How to invest in volatile times amid AI bubble fears, geopolitical risks and trade turmoil
High‑net‑worth investors were expecting geopolitical risks and AI bubble worries to be the biggest threat to portfolios this year.
Already this year AI advances have caused big sell offs in software companies, wealth management firms and cyber security companies.
70% of investors surveyed by Wealth Club saw global tensions as the biggest threat to portfolios. While two thirds were concerned about the risks of an AI bubble.
As the tax year‑end approaches, investors will be seeking defensive strategies to protect their money.
Growth opportunities look more likely in technology hardware rather than software given AI disruption.

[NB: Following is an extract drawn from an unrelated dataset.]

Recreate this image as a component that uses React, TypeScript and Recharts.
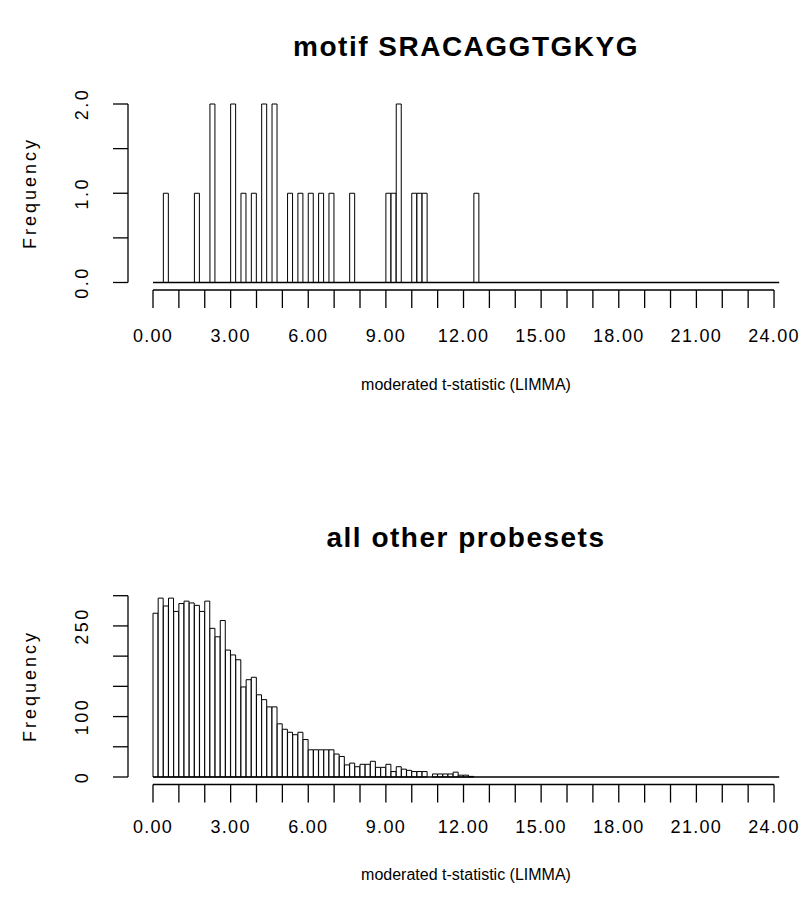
import React from "react";
import { BarChart, Bar, XAxis, YAxis, ReferenceLine } from "recharts";

// histogram breaks: 0.0 .. 24.2 in steps of 0.2
const binWidth = 0.2;
const binCount = 121;

// motif SRACAGGTGKYG – only the non-empty bins (bin start -> count)
const motifBinStarts = [0.4, 1.6, 2.2, 3.0, 3.4, 3.8, 4.2, 4.6, 5.2, 5.6, 6.0, 6.4, 6.8, 7.6, 9.0, 9.2, 9.4, 10.0, 10.2, 10.4, 12.4];
const motifCounts = [1, 1, 2, 2, 1, 1, 2, 2, 1, 1, 1, 1, 1, 1, 1, 1, 2, 1, 1, 1, 1];

// all other probesets – counts per bin starting at 0.0 (later bins are empty)
const otherCounts = [
  271, 296, 283, 296, 274, 287, 291, 288, 284, 274,
  291, 246, 232, 259, 210, 202, 194, 149, 161, 165,
  136, 128, 116, 116, 88, 79, 74, 70, 74, 62,
  45, 45, 45, 45, 45, 38, 34, 20, 23, 17,
  21, 21, 26, 16, 16, 21, 9, 17, 13, 11,
  9, 9, 9, 0, 5, 5, 5, 5, 8, 3,
  3, 1,
];

const xTicks = [0, 1, 2, 3, 4, 5, 6, 7, 8, 9, 10, 11, 12, 13, 14, 15, 16, 17, 18, 19, 20, 21, 22, 23, 24];
const xLabelled = [0, 3, 6, 9, 12, 15, 18, 21, 24];
const xRange = [0, 24];

const motifYTicks = [0, 0.5, 1, 1.5, 2];
const motifYLabelled = [0, 1, 2];
const otherYTicks = [0, 50, 100, 150, 200, 250, 300];
const otherYLabelled = [0, 100, 250];

const FONT = '"Liberation Sans", Arial, Helvetica, sans-serif';
const BIN_PX = 5.175; // one bin on screen, the axis stops one bin short of the last break
const AXIS_GAP = 7.5; // R draws the x axis a little below the bars

const bins = Array.from({ length: binCount }, (_, i) => (i * binWidth).toFixed(1));

const motifData = bins.map((b) => {
  const k = motifBinStarts.findIndex((s) => s.toFixed(1) === b);
  return { bin: b, x: Number(b), count: k >= 0 ? motifCounts[k] : 0 };
});

const otherData = bins.map((b, i) => ({ bin: b, x: Number(b), count: otherCounts[i] ?? 0 }));

const makeXTick = (dy: number) => (props: any) => {
  const { x, y, payload } = props;
  if (!xLabelled.includes(payload.value)) return <g />;
  return (
    <text x={x} y={y + dy} textAnchor="middle" fontSize={18} fontFamily={FONT} letterSpacing={1.3} fill="#000">
      {Number(payload.value).toFixed(2)}
    </text>
  );
};

const MotifXTick = makeXTick(33.5);
const OtherXTick = makeXTick(30);

const makeYTick = (labelled: number[], fmt: (v: number) => string) => (props: any) => {
  const { x, y, payload } = props;
  if (!labelled.includes(payload.value)) return <g />;
  const cx = x - 31;
  return (
    <text
      x={cx}
      y={y}
      dy="0.36em"
      transform={`rotate(-90, ${cx}, ${y})`}
      textAnchor="middle"
      fontSize={18}
      fontFamily={FONT}
      letterSpacing={2.5}
      fill="#000"
    >
      {fmt(payload.value)}
    </text>
  );
};

const MotifYTick = makeYTick(motifYLabelled, (v) => v.toFixed(1));
const OtherYTick = makeYTick(otherYLabelled, (v) => String(v));

const OffsetAxisLine = (props: any) => (
  <line
    x1={props.x1}
    y1={props.y1 + AXIS_GAP}
    x2={props.x2}
    y2={props.y2 + AXIS_GAP}
    stroke="#000"
    strokeWidth={1.3}
  />
);

function Histogram({ data, top, plotH, yDomain, yTicks, yTick, xTick }: any) {
  return (
    <BarChart
      width={808}
      height={460}
      data={data}
      margin={{ top, right: 28.8, bottom: 0, left: 0 }}
      barCategoryGap={0}
      barGap={0}
    >
      <XAxis
        xAxisId="a_bins"
        dataKey="bin"
        type="category"
        height={AXIS_GAP}
        tick={false}
        axisLine={false}
        tickLine={false}
      />
      <XAxis
        xAxisId="b_num"
        dataKey="x"
        type="number"
        domain={xRange}
        allowDataOverflow
        padding={{ left: 0, right: BIN_PX }}
        ticks={xTicks}
        interval={0}
        height={460 - top - plotH - AXIS_GAP}
        tickSize={18}
        tickMargin={0}
        axisLine={false}
        tickLine={{ stroke: "#000", strokeWidth: 1.3 }}
        tick={xTick}
      />
      <YAxis yAxisId="a_pad" width={25} domain={yDomain} tick={false} axisLine={false} tickLine={false} />
      <YAxis
        yAxisId="b_freq"
        width={128}
        domain={yDomain}
        ticks={yTicks}
        interval={0}
        tickSize={15}
        tickMargin={0}
        axisLine={{ stroke: "#000", strokeWidth: 1.3 }}
        tickLine={{ stroke: "#000", strokeWidth: 1.3 }}
        tick={yTick}
      />
      <ReferenceLine xAxisId="a_bins" yAxisId="b_freq" y={0} stroke="#000" strokeWidth={1.3} />
      <ReferenceLine
        xAxisId="b_num"
        yAxisId="b_freq"
        segment={[{ x: xRange[0], y: 0 }, { x: xRange[1], y: 0 }]}
        ifOverflow="visible"
        shape={<OffsetAxisLine />}
      />
      <Bar
        xAxisId="a_bins"
        yAxisId="b_freq"
        dataKey="count"
        fill="#fff"
        stroke="#000"
        strokeWidth={1}
        isAnimationActive={false}
      />
    </BarChart>
  );
}

const textBase: React.CSSProperties = {
  position: "absolute",
  fontFamily: FONT,
  color: "#000",
  whiteSpace: "nowrap",
  lineHeight: 1,
};

function Title({ text, y }: { text: string; y: number }) {
  return (
    <div style={{ ...textBase, left: 466, top: y, transform: "translate(-50%, -50%)", fontSize: 28, fontWeight: "bold", letterSpacing: 1.5 }}>
      {text}
    </div>
  );
}

function XLabel({ y }: { y: number }) {
  return (
    <div style={{ ...textBase, left: 466, top: y, transform: "translate(-50%, -50%)", fontSize: 16 }}>
      moderated t-statistic (LIMMA)
    </div>
  );
}

function YLabel({ y }: { y: number }) {
  return (
    <div style={{ ...textBase, left: 30, top: y, transform: "translate(-50%, -50%) rotate(-90deg)", fontSize: 18, letterSpacing: 3 }}>
      Frequency
    </div>
  );
}

export default function App() {
  return (
    <div style={{ position: "absolute", left: 0, top: 0, width: 808, height: 920, background: "#fff" }}>
      <div style={{ position: "absolute", left: 0, top: 0 }}>
        <Histogram data={motifData} top={104} plotH={178.5} yDomain={[0, 2]} yTicks={motifYTicks} yTick={<MotifYTick />} xTick={<MotifXTick />} />
      </div>
      <div style={{ position: "absolute", left: 0, top: 460 }}>
        <Histogram data={otherData} top={135.7} plotH={181.3} yDomain={[0, 300]} yTicks={otherYTicks} yTick={<OtherYTick />} xTick={<OtherXTick />} />
      </div>
      <Title text="motif SRACAGGTGKYG" y={47} />
      <Title text="all other probesets" y={538} />
      <XLabel y={385} />
      <XLabel y={875} />
      <YLabel y={193} />
      <YLabel y={686} />
    </div>
  );
}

Investments offering opportunity in volatile times include Brookfield Infrastructure Corporation, Swedish investment company Investor AB and multi-asset fund Troy Trojan.
Susannah Streeter, Chief Investment Strategist, Wealth Club
“We’re on a rollercoaster of AI disruption with geopolitical risks adding to the uneasy ride. Sell-offs have rocked markets as artificial intelligence tools and services threaten to disrupt sectors.
High geopolitical tensions have also been the theme so far this year, with the ongoing US military build‑up in the Middle East, while the assault on Venezuela and January’s stand‑off over Greenland are still front of mind. With negotiations set to resume between the US and Iran, the prospects of further destabilisation in the Middle East is an ongoing concern.
The US economy is now showing signs of weakening amid tariff turmoil with the outlook remaining clouded, while concerns about fresh conflict erupting are not going away. This was the biggest worry for high‑net‑worth investors heading into 2026, with 70% surveyed by Wealth Club seeing global tensions as the biggest threat to portfolios.
Adding to the current uncertainty are jitters about agentic AI services, which have already wreaked havoc on the share prices of wealth managers, powerful software companies and now cyber security firms.
Many investors planning to bolster their portfolios and make use of their allowances before the tax year‑end will be looking for stable growth opportunities and defensive strategies to protect their money. While disruption is still expected to be the name of the game as more companies are caught in the AI web, investments in companies providing the backbone to the technology look more resilient.
During periods of volatility, it’s also important to remember that time in the market and diversification have consistently been the foundations of successful investing. For investors owning quality companies over the long term, big bumps in the road are part of the journey. Assets such as gold and more defensive stocks including utilities, healthcare firms, companies selling consumer staples and those with reliable, high‑yielding dividends, tend to be more resilient amid volatility. But as the AI revolution gathers pace, second‑level opportunities across infrastructure and industrial sectors look set to come into their own.”
Three investments to watch amid volatile times
Brookfield Infrastructure Corporation
US listed company Brookfield Infrastructure owns and operates high‑quality, long‑term critical infrastructure assets across multiple sectors and geographies. While software companies look set to stay volatile, those focused on providing hardware look set to be hardier. Brookfield focuses on companies with stable cash flows and strong growth prospects and has significant stakes in the growing data‑centre sector. It also holds assets across the energy, water and freight sectors, ensuring diversification within one investment.
Investor AB
Swedish listed investment and holding company Investor AB focuses on European listed companies, subsidiaries and private equity. It takes significant minority stakes in what it considers strong and sustainable companies across the healthcare, industrial and technology sectors. Its investments via the EQT group offer further diversification into private equity.
Troy Trojan
Troy Trojan is a multi-asset fund which aims to protect investors’ capital and grow its value in real terms over the long term. The multi‑asset fund delivers a cautious strategy, selecting high‑quality companies purchased at what managers believe to be fair valuations. It includes a mix of bonds, exposure to gold, as well as cash and short‑dated Treasury bills. This helps build resilience at the centre of a portfolio in more unsettled times, such as fresh geopolitical tensions, but managers can also adjust and increase risk if conditions improve.”